Ansible owns the host side: Debian packages, the deploy user, the shared caddy Docker network, the sysctl values the load-test work taught me to set, the docker-compose file that pulls the app image at the right tag. A run takes the host from whatever state it’s in to whatever the playbook describes, without my having to remember which steps I already ran.

GitHub Actions handles the build side. A merge to the production branch builds the image, tags it, pushes it to GHCR, and SSHs into the host to run a small “pull the new image and restart the container” step. The build never touches the production host. The deploy is a single idempotent step at the end of a CI run.

The choice between these tiers wasn’t obvious up front, and I’d be lying if I said I’d planned to settle on this exact combination. But each tool turned out to fit its layer well enough that I haven’t been tempted to swap any of them out.

The mail dovetail

The mail rebuild made all of this a much easier trade to justify. Sending mail reliably required DNS records I hadn’t been managing in code — the MX, the SPF, the DKIM TXT record at the right selector, the DMARC policy — and a reverse-PTR registration on the host’s IP that matches the sender hostname.
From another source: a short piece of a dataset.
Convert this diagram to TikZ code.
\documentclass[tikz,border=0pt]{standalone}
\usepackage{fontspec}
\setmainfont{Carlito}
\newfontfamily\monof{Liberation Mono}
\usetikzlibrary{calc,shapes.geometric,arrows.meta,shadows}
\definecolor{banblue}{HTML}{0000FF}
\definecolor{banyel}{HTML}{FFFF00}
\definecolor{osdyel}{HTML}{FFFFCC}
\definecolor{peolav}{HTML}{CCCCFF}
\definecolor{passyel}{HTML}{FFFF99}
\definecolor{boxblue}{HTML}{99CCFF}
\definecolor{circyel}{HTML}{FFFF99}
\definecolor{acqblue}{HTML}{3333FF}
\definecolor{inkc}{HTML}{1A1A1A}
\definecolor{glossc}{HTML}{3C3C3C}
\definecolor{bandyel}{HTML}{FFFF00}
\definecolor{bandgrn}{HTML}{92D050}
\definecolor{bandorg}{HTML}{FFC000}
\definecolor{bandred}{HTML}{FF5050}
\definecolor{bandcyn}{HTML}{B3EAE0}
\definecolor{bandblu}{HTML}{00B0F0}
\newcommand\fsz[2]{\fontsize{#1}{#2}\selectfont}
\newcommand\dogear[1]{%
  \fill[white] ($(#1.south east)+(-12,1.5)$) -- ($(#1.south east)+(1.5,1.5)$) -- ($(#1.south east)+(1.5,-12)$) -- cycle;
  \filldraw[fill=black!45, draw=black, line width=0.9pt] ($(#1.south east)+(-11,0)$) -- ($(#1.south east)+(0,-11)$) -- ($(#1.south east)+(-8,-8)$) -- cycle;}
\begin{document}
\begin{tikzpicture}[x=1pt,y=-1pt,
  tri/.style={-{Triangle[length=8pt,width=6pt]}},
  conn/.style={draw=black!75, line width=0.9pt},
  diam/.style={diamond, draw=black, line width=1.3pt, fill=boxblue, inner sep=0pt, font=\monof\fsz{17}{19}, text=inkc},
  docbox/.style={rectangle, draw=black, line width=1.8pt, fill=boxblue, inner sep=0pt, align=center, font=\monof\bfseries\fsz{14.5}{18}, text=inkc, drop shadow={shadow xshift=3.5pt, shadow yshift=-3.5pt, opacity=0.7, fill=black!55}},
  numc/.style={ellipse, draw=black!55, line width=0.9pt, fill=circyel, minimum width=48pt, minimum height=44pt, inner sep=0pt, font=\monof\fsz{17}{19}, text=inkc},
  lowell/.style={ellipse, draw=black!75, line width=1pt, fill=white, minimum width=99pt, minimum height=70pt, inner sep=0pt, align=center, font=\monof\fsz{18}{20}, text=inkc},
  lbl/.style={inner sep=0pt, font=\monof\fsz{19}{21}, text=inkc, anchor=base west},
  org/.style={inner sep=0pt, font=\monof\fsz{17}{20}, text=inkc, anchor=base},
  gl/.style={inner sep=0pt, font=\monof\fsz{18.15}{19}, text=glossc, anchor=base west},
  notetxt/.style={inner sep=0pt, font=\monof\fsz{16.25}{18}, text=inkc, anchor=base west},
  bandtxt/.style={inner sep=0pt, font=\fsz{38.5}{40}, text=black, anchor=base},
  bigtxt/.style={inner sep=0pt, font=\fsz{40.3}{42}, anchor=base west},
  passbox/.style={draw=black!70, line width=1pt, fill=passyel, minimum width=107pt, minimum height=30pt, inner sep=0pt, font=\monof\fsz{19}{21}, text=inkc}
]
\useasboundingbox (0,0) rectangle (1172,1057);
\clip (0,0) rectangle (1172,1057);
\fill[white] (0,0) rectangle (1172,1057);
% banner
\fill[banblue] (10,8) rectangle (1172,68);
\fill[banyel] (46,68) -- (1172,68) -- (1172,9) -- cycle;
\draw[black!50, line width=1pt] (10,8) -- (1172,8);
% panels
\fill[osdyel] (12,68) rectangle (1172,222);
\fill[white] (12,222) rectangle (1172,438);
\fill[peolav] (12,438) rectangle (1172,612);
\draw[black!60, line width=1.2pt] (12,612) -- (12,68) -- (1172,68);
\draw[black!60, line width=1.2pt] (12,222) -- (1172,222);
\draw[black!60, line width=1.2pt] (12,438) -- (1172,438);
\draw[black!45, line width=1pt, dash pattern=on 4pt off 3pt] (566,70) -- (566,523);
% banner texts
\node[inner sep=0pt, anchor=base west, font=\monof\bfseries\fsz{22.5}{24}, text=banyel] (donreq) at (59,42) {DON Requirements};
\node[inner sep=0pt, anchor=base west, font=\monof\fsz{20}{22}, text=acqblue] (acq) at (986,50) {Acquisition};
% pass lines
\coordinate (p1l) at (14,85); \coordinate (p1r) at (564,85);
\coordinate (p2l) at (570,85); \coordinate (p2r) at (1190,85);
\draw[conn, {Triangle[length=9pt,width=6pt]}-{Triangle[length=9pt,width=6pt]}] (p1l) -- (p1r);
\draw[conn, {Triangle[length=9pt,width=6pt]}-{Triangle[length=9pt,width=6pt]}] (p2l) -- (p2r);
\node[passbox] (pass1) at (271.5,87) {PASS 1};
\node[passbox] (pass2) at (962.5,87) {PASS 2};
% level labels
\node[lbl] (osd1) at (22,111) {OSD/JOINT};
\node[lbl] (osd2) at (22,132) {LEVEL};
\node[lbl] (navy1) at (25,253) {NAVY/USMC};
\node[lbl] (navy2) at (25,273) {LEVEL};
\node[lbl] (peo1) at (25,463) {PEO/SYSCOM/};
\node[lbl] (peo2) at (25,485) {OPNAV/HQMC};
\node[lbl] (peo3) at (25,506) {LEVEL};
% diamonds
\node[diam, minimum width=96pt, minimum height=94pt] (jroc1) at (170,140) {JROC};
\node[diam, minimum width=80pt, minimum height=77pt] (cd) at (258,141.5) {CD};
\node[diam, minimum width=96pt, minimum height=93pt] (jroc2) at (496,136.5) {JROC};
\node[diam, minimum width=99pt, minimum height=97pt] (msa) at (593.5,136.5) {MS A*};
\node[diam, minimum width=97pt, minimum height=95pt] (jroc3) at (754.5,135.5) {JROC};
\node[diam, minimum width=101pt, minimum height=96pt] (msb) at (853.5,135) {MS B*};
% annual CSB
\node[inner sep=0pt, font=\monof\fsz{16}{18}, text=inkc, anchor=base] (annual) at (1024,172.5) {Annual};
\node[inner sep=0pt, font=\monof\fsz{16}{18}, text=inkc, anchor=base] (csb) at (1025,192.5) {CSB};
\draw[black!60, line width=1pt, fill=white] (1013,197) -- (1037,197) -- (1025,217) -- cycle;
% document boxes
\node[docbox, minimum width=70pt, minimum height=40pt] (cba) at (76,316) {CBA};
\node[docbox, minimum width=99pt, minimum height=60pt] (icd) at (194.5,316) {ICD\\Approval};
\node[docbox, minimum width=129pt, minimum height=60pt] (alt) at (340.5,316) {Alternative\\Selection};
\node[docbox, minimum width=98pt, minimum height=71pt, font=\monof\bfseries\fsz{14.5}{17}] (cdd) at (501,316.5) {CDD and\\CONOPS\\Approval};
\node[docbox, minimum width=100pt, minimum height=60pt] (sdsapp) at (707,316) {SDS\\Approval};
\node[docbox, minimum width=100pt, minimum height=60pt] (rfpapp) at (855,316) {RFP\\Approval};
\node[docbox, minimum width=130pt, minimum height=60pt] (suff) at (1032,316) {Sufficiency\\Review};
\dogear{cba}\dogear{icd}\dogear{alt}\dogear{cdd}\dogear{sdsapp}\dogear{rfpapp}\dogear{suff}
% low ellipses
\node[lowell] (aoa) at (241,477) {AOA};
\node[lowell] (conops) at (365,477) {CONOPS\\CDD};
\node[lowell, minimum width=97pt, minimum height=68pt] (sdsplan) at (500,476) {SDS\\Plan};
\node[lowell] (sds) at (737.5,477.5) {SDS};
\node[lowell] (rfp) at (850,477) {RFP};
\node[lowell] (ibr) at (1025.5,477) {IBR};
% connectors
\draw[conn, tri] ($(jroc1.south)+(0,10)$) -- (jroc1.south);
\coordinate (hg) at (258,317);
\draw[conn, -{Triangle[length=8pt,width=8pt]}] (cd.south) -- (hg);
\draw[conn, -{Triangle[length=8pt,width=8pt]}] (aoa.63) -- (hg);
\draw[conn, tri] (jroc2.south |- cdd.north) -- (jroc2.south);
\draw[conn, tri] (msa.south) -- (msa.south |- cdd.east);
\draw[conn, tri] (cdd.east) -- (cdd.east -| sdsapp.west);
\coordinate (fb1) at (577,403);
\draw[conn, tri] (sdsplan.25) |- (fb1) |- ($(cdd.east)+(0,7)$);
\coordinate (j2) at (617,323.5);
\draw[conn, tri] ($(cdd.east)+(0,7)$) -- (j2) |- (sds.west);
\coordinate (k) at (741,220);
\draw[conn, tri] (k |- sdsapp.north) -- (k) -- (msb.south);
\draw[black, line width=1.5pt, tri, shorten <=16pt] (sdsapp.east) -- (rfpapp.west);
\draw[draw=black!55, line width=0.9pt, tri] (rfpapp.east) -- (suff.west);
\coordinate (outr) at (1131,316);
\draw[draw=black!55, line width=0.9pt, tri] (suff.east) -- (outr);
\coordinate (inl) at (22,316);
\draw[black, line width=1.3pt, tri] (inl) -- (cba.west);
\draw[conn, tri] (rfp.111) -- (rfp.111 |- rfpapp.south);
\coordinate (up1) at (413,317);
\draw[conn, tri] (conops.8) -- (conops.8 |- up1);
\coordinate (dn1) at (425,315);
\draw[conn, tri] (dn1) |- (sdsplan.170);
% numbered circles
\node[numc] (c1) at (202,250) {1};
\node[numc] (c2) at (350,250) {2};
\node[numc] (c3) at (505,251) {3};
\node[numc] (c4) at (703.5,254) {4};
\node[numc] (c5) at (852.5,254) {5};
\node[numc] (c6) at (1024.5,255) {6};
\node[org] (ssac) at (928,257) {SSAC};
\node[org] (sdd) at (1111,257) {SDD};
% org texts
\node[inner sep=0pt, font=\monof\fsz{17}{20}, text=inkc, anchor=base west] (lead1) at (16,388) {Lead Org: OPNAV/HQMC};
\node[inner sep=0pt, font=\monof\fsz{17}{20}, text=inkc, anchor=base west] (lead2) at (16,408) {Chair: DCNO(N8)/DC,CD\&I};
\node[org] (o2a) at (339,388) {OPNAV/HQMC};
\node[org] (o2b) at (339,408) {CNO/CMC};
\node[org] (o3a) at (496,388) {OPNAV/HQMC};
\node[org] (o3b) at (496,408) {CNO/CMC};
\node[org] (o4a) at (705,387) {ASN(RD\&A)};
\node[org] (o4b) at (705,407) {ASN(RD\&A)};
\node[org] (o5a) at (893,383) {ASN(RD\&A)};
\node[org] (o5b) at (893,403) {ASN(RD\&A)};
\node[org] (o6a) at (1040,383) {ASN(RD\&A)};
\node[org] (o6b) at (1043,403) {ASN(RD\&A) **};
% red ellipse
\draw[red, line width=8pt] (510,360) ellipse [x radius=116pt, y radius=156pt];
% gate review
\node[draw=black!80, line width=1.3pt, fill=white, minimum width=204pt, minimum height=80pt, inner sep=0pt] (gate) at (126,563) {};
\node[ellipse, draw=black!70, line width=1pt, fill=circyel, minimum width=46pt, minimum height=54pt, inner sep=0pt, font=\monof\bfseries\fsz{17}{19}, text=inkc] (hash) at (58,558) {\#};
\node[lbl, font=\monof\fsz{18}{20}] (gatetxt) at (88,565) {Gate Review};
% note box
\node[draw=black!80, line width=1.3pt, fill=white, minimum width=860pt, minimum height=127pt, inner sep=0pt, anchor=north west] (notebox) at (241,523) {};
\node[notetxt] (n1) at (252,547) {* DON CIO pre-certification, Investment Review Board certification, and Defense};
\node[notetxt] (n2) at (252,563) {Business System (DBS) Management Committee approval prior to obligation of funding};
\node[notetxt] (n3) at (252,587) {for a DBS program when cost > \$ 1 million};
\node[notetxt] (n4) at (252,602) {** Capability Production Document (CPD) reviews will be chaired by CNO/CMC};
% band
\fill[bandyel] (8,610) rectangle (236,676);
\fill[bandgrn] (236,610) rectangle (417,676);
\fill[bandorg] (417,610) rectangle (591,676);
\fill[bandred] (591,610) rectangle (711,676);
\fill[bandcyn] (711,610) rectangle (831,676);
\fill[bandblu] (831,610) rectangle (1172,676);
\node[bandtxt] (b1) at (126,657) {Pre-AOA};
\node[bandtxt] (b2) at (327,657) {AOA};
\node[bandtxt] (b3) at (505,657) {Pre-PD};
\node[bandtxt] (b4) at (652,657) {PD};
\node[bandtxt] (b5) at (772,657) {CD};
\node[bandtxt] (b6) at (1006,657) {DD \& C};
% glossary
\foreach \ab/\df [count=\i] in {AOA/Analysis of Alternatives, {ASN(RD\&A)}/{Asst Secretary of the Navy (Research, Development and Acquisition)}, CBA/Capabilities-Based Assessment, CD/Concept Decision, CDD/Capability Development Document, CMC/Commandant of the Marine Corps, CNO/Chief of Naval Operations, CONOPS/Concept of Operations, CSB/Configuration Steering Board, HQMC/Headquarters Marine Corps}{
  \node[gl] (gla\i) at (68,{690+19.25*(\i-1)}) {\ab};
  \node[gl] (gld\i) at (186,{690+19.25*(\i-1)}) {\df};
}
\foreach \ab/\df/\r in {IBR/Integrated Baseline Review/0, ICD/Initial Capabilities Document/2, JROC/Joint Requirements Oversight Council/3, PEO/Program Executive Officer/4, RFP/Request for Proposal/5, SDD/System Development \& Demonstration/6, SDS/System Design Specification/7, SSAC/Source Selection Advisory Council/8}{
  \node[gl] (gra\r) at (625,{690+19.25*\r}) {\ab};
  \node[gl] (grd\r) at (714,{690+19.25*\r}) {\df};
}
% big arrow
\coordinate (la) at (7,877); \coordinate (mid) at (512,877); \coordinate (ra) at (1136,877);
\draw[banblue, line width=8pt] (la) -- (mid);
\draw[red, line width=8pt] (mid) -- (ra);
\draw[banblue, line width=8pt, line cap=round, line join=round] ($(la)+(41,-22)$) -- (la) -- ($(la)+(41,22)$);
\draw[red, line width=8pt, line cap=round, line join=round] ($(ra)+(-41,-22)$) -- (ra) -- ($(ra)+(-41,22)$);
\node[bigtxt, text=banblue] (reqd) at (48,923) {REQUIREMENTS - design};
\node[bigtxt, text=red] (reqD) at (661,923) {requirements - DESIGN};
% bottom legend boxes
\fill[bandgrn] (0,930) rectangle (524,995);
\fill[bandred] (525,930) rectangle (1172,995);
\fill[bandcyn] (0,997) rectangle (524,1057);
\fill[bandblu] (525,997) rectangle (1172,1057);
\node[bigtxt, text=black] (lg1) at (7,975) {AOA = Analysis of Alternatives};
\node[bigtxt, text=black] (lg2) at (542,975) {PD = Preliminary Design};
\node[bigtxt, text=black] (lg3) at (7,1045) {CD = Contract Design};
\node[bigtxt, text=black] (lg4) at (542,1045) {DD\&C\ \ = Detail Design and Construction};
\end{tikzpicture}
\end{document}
Without all of those, deliverability suffers in invisible ways. Doing them by hand across two web UIs (Linode for rDNS, Cloudflare for DNS) every time the mail config changed wasn’t realistic for long.

With OpenTofu owning all of it, changes to the mail config and the records they depend on go through the same change. The DKIM key rotation that I’d been quietly avoiding became a small edit instead of a half-day project.

The tiered approach

The three layers turn out to map neatly onto the “one box, many apps” deployment shape that the previous post talked about. Cloud-level infrastructure (the box itself, the records that point at it) is owned by OpenTofu. Host-level configuration (Docker, Caddy, the shared network, sysctls, the deploy user) is owned by Ansible. App-level deployment (the binary image, its runtime config, its own DNS records) is owned by GitHub Actions plus the per-app docker-compose file.

When the next app arrives, only the third layer has to change. The cloud is already there. The host is already provisioned. The new app declares its compose stanza, its Caddy labels, its image, and ships through the same pipeline FeedFilters uses. That’s most of what I wanted from this work: a place where adding the next app is a small, well-bounded job rather than a re-derivation of the whole stack.

Looking back

The fragility arc that motivated this is gone. I haven’t had to ssh into production to fix something in days. The deploy is predictable. New env variables go through code instead of through the production host’s filesystem. And the cloud, the host, and the app each have a single source of truth that lives somewhere other than the box.

The other thing I’m pleased with is that the system is durable in the boring way. If the host disappeared tomorrow, OpenTofu could rebuild the cloud half from its state file, Ansible could provision a fresh host from the playbook, and the deploy pipeline would put the app back where it was. I haven’t tested that end-to-end, but every piece of it has been individually verified during the build, and the gap between “I haven’t tested it” and “I’m confident it works” is much smaller now than it was a week ago.